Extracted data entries
#####

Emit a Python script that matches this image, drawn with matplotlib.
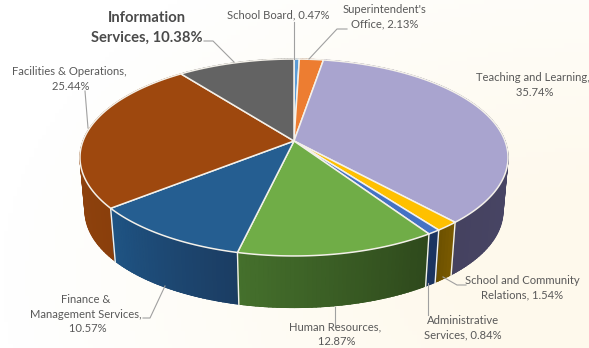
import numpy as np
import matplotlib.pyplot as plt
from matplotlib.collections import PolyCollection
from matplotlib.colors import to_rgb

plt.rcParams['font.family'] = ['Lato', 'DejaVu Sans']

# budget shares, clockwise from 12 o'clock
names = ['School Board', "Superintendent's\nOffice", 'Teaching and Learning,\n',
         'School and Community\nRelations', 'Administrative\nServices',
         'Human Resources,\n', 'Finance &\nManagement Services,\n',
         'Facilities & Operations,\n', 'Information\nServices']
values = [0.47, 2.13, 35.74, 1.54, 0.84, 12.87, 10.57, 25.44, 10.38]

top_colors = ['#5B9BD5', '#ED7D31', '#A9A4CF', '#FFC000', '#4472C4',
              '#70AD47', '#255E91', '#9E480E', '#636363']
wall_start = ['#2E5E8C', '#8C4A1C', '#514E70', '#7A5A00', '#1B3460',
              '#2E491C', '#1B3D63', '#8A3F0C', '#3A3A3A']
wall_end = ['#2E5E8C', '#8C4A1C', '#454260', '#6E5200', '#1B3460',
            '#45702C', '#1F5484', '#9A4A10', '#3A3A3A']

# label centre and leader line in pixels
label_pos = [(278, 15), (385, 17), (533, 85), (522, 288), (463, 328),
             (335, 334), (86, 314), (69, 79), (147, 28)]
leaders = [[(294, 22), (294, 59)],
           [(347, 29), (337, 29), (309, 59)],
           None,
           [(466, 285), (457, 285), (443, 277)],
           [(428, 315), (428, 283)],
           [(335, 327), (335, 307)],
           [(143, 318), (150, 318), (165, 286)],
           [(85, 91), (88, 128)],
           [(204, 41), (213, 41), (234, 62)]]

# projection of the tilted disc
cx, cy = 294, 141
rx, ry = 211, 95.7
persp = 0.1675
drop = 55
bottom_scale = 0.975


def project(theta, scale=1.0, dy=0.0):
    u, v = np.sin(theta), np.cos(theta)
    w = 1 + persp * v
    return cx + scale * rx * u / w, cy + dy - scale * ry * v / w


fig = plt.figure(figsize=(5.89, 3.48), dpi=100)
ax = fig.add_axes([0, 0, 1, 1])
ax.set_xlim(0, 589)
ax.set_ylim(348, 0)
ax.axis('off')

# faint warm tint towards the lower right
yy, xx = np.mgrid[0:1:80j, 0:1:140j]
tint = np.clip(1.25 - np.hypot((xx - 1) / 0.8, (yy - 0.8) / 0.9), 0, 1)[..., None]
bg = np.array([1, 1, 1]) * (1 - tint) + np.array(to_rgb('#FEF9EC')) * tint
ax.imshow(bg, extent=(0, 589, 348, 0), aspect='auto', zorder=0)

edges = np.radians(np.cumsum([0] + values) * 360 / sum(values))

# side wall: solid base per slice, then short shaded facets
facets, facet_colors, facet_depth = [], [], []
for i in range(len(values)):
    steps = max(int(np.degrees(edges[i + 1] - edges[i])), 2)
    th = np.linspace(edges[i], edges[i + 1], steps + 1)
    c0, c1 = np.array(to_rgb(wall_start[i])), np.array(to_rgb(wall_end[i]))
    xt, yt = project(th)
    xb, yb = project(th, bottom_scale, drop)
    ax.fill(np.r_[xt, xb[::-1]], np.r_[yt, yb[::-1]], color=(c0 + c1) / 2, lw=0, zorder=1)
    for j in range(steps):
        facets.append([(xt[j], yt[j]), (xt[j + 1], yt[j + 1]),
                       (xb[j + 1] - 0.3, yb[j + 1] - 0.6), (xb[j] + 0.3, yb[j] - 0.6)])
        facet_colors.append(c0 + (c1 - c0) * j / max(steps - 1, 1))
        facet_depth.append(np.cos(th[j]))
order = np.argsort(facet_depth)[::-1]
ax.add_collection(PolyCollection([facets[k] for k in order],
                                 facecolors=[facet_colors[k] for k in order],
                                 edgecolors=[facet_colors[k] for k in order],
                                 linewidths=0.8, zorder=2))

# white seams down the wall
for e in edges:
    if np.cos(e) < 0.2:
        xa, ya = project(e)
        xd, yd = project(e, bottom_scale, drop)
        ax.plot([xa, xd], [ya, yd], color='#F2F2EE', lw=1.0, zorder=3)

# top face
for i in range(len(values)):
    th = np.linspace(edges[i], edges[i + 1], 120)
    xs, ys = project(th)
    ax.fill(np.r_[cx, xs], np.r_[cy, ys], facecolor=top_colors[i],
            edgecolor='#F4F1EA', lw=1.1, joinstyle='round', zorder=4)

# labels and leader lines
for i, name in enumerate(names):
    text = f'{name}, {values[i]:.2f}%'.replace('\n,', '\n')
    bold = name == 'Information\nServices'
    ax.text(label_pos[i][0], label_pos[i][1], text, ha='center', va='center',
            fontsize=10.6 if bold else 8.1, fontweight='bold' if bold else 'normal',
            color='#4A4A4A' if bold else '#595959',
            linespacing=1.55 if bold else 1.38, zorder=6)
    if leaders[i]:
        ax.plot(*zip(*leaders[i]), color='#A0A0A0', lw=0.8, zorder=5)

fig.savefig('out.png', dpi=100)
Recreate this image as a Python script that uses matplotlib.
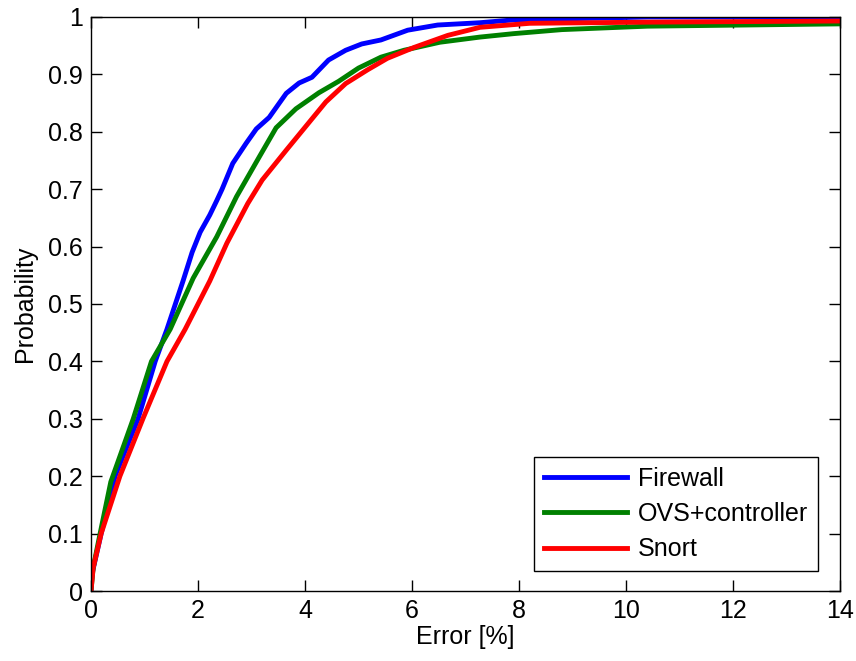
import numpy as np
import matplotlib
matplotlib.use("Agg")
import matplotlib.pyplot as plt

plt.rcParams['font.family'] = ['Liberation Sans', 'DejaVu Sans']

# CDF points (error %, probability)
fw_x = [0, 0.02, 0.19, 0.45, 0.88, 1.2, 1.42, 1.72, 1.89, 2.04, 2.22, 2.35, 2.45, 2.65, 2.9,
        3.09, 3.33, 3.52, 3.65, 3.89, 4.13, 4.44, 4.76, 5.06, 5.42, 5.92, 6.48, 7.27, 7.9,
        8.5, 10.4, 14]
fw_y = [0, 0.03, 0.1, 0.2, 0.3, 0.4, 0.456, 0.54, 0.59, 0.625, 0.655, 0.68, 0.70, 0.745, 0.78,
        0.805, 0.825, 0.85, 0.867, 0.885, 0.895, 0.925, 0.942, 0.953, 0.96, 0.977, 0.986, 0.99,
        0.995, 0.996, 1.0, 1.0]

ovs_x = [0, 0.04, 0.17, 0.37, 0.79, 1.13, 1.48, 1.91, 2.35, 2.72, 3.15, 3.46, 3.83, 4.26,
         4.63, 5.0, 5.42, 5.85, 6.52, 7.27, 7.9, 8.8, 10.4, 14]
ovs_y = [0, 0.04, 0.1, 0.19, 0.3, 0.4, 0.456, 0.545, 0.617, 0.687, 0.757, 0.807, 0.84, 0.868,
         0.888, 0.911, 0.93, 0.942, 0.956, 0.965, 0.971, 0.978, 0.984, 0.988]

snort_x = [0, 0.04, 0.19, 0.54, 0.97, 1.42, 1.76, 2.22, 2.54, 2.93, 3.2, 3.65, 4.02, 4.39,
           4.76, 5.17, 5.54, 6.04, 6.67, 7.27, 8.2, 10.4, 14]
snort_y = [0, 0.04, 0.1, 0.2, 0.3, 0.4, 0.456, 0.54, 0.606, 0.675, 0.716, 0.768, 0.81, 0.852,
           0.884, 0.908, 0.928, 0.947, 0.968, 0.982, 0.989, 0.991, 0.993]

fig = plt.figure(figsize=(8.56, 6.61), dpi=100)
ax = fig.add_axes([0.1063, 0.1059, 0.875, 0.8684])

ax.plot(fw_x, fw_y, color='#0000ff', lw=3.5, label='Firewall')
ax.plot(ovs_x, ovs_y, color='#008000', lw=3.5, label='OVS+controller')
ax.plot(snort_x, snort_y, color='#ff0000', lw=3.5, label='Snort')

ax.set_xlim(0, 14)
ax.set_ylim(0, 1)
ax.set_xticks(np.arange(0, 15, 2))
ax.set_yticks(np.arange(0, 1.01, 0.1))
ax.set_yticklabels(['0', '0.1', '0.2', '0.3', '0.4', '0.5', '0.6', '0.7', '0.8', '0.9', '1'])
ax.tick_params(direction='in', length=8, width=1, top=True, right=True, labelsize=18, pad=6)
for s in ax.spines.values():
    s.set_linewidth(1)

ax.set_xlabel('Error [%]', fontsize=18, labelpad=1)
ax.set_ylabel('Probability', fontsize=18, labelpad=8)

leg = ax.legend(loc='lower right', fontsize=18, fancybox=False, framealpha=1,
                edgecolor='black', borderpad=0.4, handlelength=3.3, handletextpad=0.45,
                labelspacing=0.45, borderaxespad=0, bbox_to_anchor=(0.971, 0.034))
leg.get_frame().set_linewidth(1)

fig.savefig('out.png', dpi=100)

#####

• What you have to do: Your task is to restate word for word the lines from the top of the data to the line containing "bottom_scale = 0.975", both ends included, with every picture left out.

• Solution to this task:
Emit a Python script that matches this image, drawn with matplotlib.
import numpy as np
import matplotlib.pyplot as plt
from matplotlib.collections import PolyCollection
from matplotlib.colors import to_rgb

plt.rcParams['font.family'] = ['Lato', 'DejaVu Sans']

# budget shares, clockwise from 12 o'clock
names = ['School Board', "Superintendent's\nOffice", 'Teaching and Learning,\n',
         'School and Community\nRelations', 'Administrative\nServices',
         'Human Resources,\n', 'Finance &\nManagement Services,\n',
         'Facilities & Operations,\n', 'Information\nServices']
values = [0.47, 2.13, 35.74, 1.54, 0.84, 12.87, 10.57, 25.44, 10.38]

top_colors = ['#5B9BD5', '#ED7D31', '#A9A4CF', '#FFC000', '#4472C4',
              '#70AD47', '#255E91', '#9E480E', '#636363']
wall_start = ['#2E5E8C', '#8C4A1C', '#514E70', '#7A5A00', '#1B3460',
              '#2E491C', '#1B3D63', '#8A3F0C', '#3A3A3A']
wall_end = ['#2E5E8C', '#8C4A1C', '#454260', '#6E5200', '#1B3460',
            '#45702C', '#1F5484', '#9A4A10', '#3A3A3A']

# label centre and leader line in pixels
label_pos = [(278, 15), (385, 17), (533, 85), (522, 288), (463, 328),
             (335, 334), (86, 314), (69, 79), (147, 28)]
leaders = [[(294, 22), (294, 59)],
           [(347, 29), (337, 29), (309, 59)],
           None,
           [(466, 285), (457, 285), (443, 277)],
           [(428, 315), (428, 283)],
           [(335, 327), (335, 307)],
           [(143, 318), (150, 318), (165, 286)],
           [(85, 91), (88, 128)],
           [(204, 41), (213, 41), (234, 62)]]

# projection of the tilted disc
cx, cy = 294, 141
rx, ry = 211, 95.7
persp = 0.1675
drop = 55
bottom_scale = 0.975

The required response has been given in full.